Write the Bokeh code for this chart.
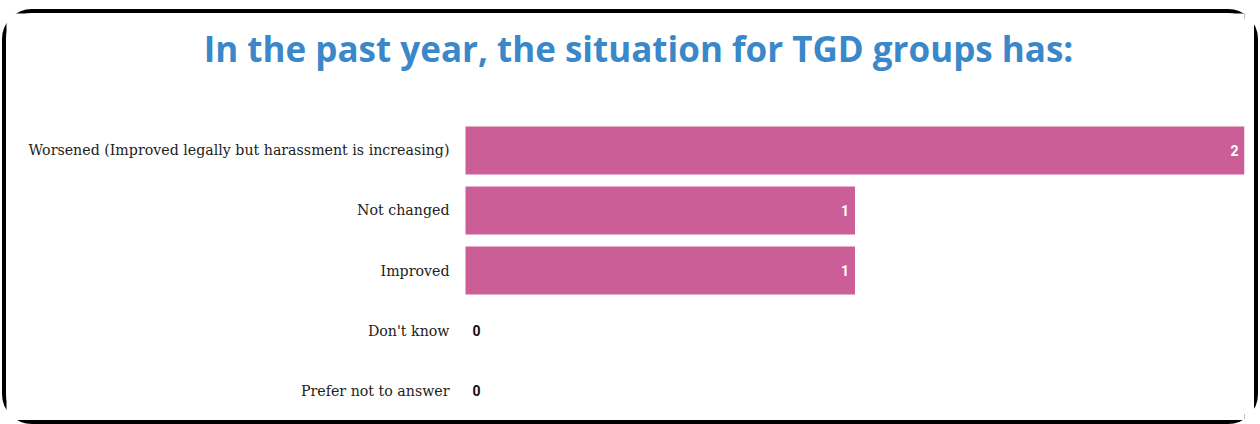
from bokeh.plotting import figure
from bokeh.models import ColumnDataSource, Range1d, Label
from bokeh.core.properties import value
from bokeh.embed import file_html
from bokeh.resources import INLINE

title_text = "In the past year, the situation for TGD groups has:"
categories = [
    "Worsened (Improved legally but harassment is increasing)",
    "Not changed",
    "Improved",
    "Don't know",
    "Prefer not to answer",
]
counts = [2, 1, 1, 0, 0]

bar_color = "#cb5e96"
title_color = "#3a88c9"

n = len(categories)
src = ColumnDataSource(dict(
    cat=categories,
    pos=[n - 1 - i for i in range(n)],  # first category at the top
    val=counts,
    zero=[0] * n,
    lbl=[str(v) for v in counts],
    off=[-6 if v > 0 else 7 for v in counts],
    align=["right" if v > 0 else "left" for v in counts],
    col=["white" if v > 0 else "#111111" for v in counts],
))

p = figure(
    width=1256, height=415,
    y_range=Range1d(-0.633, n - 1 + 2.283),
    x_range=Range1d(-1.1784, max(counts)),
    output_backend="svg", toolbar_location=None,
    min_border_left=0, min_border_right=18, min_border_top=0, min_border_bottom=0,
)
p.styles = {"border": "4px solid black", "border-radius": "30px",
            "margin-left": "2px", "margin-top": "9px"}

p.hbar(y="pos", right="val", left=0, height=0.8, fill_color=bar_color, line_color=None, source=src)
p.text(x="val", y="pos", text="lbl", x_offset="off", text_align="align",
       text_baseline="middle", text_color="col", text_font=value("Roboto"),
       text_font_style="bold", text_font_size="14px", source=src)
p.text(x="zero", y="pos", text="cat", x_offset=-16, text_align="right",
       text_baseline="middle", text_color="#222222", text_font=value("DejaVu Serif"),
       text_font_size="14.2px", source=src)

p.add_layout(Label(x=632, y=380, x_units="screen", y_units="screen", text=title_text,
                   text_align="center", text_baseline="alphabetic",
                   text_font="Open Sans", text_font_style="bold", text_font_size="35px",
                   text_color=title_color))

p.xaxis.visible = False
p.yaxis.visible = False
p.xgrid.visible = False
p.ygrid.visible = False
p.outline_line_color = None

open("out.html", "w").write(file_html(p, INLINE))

** DIRECTIVE **
Leave out the pictures and restate everything else word for word.

** FULL ANSWER **
Write the Bokeh code for this chart.
from bokeh.plotting import figure
from bokeh.models import ColumnDataSource, Range1d, Label
from bokeh.core.properties import value
from bokeh.embed import file_html
from bokeh.resources import INLINE

title_text = "In the past year, the situation for TGD groups has:"
categories = [
    "Worsened (Improved legally but harassment is increasing)",
    "Not changed",
    "Improved",
    "Don't know",
    "Prefer not to answer",
]
counts = [2, 1, 1, 0, 0]

bar_color = "#cb5e96"
title_color = "#3a88c9"

n = len(categories)
src = ColumnDataSource(dict(
    cat=categories,
    pos=[n - 1 - i for i in range(n)],  # first category at the top
    val=counts,
    zero=[0] * n,
    lbl=[str(v) for v in counts],
    off=[-6 if v > 0 else 7 for v in counts],
    align=["right" if v > 0 else "left" for v in counts],
    col=["white" if v > 0 else "#111111" for v in counts],
))

p = figure(
    width=1256, height=415,
    y_range=Range1d(-0.633, n - 1 + 2.283),
    x_range=Range1d(-1.1784, max(counts)),
    output_backend="svg", toolbar_location=None,
    min_border_left=0, min_border_right=18, min_border_top=0, min_border_bottom=0,
)
p.styles = {"border": "4px solid black", "border-radius": "30px",
            "margin-left": "2px", "margin-top": "9px"}

p.hbar(y="pos", right="val", left=0, height=0.8, fill_color=bar_color, line_color=None, source=src)
p.text(x="val", y="pos", text="lbl", x_offset="off", text_align="align",
       text_baseline="middle", text_color="col", text_font=value("Roboto"),
       text_font_style="bold", text_font_size="14px", source=src)
p.text(x="zero", y="pos", text="cat", x_offset=-16, text_align="right",
       text_baseline="middle", text_color="#222222", text_font=value("DejaVu Serif"),
       text_font_size="14.2px", source=src)

p.add_layout(Label(x=632, y=380, x_units="screen", y_units="screen", text=title_text,
                   text_align="center", text_baseline="alphabetic",
                   text_font="Open Sans", text_font_style="bold", text_font_size="35px",
                   text_color=title_color))

p.xaxis.visible = False
p.yaxis.visible = False
p.xgrid.visible = False
p.ygrid.visible = False
p.outline_line_color = None

open("out.html", "w").write(file_html(p, INLINE))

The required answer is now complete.